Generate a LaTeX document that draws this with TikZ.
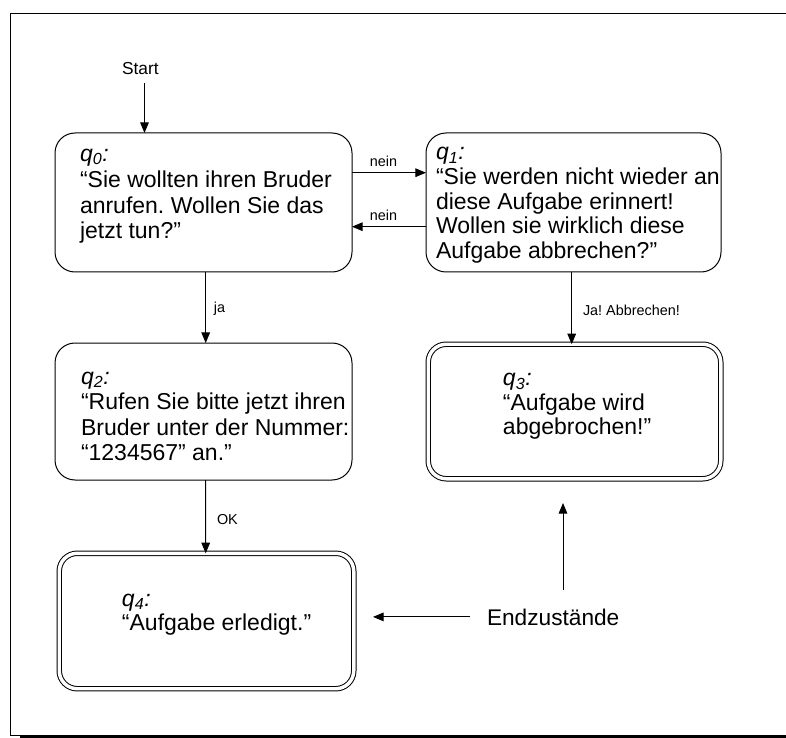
\documentclass[tikz,border=0pt]{standalone}
\usepackage{fontspec}
\setmainfont{Liberation Sans}
\usetikzlibrary{arrows.meta,calc}
\frenchspacing

% state name: italic q with italic index
\newcommand{\qlabel}[1]{\textit{q}\textsubscript{\textit{#1}}\textit{:}}

\begin{document}
\begin{tikzpicture}[x=0.75pt, y=-0.75pt,
  every node/.style={inner sep=0pt, outer sep=0pt},
  statebox/.style={draw, line width=0.75pt, rounded corners=15pt},
  finalbox/.style={draw, line width=0.75pt, double, double distance=2.6pt, rounded corners=13.5pt},
  body/.style={anchor=base west, align=left, font=\fontsize{17.25pt}{19.5pt}\selectfont},
  edgelabel/.style={font=\fontsize{10.8pt}{13pt}\selectfont},
  arr/.style={-{Triangle[length=8pt,width=6.5pt]}, line width=0.75pt},
]
\path[use as bounding box] (0,0) rectangle (786,738);
\clip (0,0) rectangle (786,738);

% page frame with heavy bottom rule
\draw[line width=0.75pt] (800,735) -- (10.3,735) -- (10.3,13.3);
\draw[line width=1pt] (10.3,13.3) -- (800,13.3);
\draw[line width=2.25pt] (20,736.5) -- (800,736.5);

% states
\node[statebox, minimum width=222.75pt, minimum height=104.25pt] (q0) at (203.5,202.5) {};
\node[statebox, minimum width=221.25pt, minimum height=104.25pt] (q1) at (573.5,202.5) {};
\node[statebox, minimum width=222.75pt, minimum height=102.75pt] (q2) at (203.5,411.5) {};
\node[finalbox, minimum width=219.4pt, minimum height=100.9pt] (q3) at (574.5,411.5) {};
\node[finalbox, minimum width=220.9pt, minimum height=101.6pt] (q4) at (206.5,621) {};

% state texts (placed by the baseline of their last line)
\node[body] (t0) at ($(q0.north west)+(25,106)$)
  {\qlabel{0}\\“Sie wollten ihren Bruder\\anrufen. Wollen Sie das\\jetzt tun?”};
\node[body, font=\fontsize{17.25pt}{18.45pt}\selectfont] (t1) at ($(q1.north west)+(10,125.4)$)
  {\qlabel{1}\\“Sie werden nicht wieder an\\diese Aufgabe erinnert!\\Wollen sie wirklich diese\\Aufgabe abbrechen?”};
\node[body, font=\fontsize{17.25pt}{19.1pt}\selectfont] (t2) at ($(q2.north west)+(26,117.5)$)
  {\qlabel{2}\\“Rufen Sie bitte jetzt ihren\\Bruder unter der Nummer:\\“1234567” an.”};
\node[body, font=\fontsize{17.25pt}{18.4pt}\selectfont] (t3) at ($(q3.north west)+(74.75,90.75)$)
  {\qlabel{3}\\“Aufgabe wird\\abgebrochen!”};
\node[body, font=\fontsize{17.25pt}{18pt}\selectfont] (t4) at ($(q4.north west)+(62.75,76.75)$)
  {\qlabel{4}\\“Aufgabe erledigt.”};

% start marker
\node[anchor=base west, font=\fontsize{13pt}{15pt}\selectfont] (start) at (122,75) {Start};
\coordinate (sa) at ($(start.base west)+(22.5,8)$);
\draw[arr] (sa) -- (sa |- q0.north);

% transitions
\draw[arr] ($(q0.east)+(0,-29.8)$) -- ($(q1.west)+(0,-29.8)$)
  node[edgelabel, pos=0.426, above=4.3pt] {nein};
\draw[arr] ($(q1.west)+(0,24.2)$) -- ($(q0.east)+(0,24.2)$)
  node[edgelabel, pos=0.574, above=4.3pt] {nein};
\draw[arr] ($(q0.south)+(2.2,0)$) -- ($(q2.north)+(2.2,0)$)
  node[edgelabel, midway, anchor=base west, xshift=6.2pt, yshift=-4.1pt] {ja};
\draw[arr] ($(q2.south)+(2.2,0)$) -- ($(q4.north)+(-0.8,0)$)
  node[edgelabel, midway, anchor=base west, xshift=8.5pt, yshift=-5.6pt] {OK};
\draw[arr] ($(q1.south)+(-1.8,0)$) -- ($(q3.north)+(-2.8,0)$)
  node[edgelabel, midway, anchor=base west, xshift=8.5pt, yshift=-5.25pt] {Ja! Abbrechen!};

% final states note
\node[anchor=base west, font=\fontsize{17pt}{19pt}\selectfont] (end) at (487,625) {Endzustände};
\coordinate (lt) at (373,616.5);
\coordinate (ut) at (563,503);
\draw[arr] ($(end.west)+(-17,0)$) -- (lt |- end.west);
\draw[arr] ($(ut |- end.north)+(0,-19)$) -- (ut);
\end{tikzpicture}
\end{document}
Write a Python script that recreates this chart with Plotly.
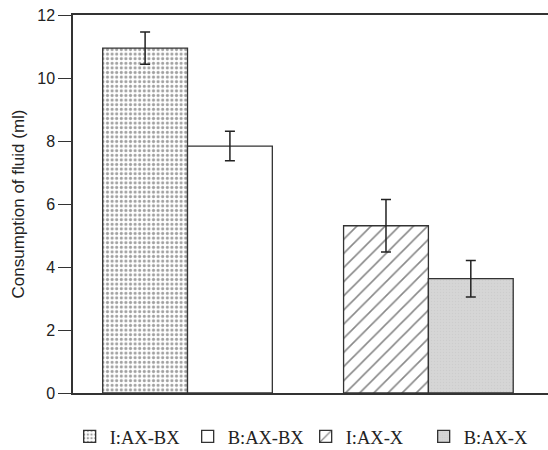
import plotly.graph_objects as go

# Fluid consumption per group (ml), mean and error
groups = ["I:AX-BX", "B:AX-BX", "I:AX-X", "B:AX-X"]
positions = [1.0, 2.0, 3.84, 4.84]
consumption = [10.95, 7.84, 5.31, 3.63]
errors = [0.51, 0.47, 0.83, 0.58]
y_ticks = [0, 2, 4, 6, 8, 10, 12]

# fill styles per group
fills = [
    dict(bgcolor="white", fgcolor="#444444", shape=".", size=4.6, solidity=0.35),
    dict(bgcolor="white", fgcolor="white", shape="", size=8, solidity=0.2),
    dict(bgcolor="white", fgcolor="#111111", shape="/", size=10, solidity=0.16),
    dict(bgcolor="#d6d6d6", fgcolor="#c4c4c4", shape=".", size=3, solidity=0.2),
]
solid = ["white", "white", "white", "#d6d6d6"]

fig = go.Figure()
for name, x, y, e, pat, col in zip(groups, positions, consumption, errors, fills, solid):
    fig.add_trace(go.Bar(
        x=[x], y=[y], name=name, width=1.0,
        marker=dict(color=col, pattern=pat,
                    line=dict(color="#333333", width=1.3)),
        error_y=dict(type="data", array=[e], visible=True,
                     color="#222222", thickness=1.5, width=5),
    ))

fig.update_layout(
    width=548, height=450,
    margin=dict(l=73, r=0, t=15, b=57, autoexpand=False),
    plot_bgcolor="white", paper_bgcolor="white",
    showlegend=True,
    legend=dict(orientation="h", x=-0.007, xanchor="left",
                y=-0.116, yanchor="middle",
                entrywidthmode="pixels", entrywidth=73,
                font=dict(family="Liberation Serif", size=18.5, color="#222222"),
                itemclick=False, tracegroupgap=0),
    font=dict(family="Arial, Liberation Sans, sans-serif", color="#222222"),
)
fig.update_xaxes(range=[0.15, 5.75], showline=True, mirror=True,
                 linecolor="#333333", linewidth=1.5,
                 showticklabels=False, ticks="", showgrid=False, zeroline=False)
fig.update_yaxes(range=[0, 12], tickvals=y_ticks, showline=True, mirror=False,
                 linecolor="#333333", linewidth=1.5,
                 ticks="outside", ticklen=13, tickwidth=1.3, tickcolor="#333333",
                 tickfont=dict(size=16), showgrid=False, zeroline=False,
                 title=dict(text="Consumption of fluid (ml)",
                            font=dict(size=17), standoff=8))

fig.write_html("out.html")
.....
> _DIRECTION_
Give back the exact lines above, running from the one that has "Write a Python" through the one that has "y_ticks = [0, 2, 4, 6, 8, 10, 12]", with nothing added and no pictures.

> _EXERCISE SOLUTION_
Write a Python script that recreates this chart with Plotly.
import plotly.graph_objects as go

# Fluid consumption per group (ml), mean and error
groups = ["I:AX-BX", "B:AX-BX", "I:AX-X", "B:AX-X"]
positions = [1.0, 2.0, 3.84, 4.84]
consumption = [10.95, 7.84, 5.31, 3.63]
errors = [0.51, 0.47, 0.83, 0.58]
y_ticks = [0, 2, 4, 6, 8, 10, 12]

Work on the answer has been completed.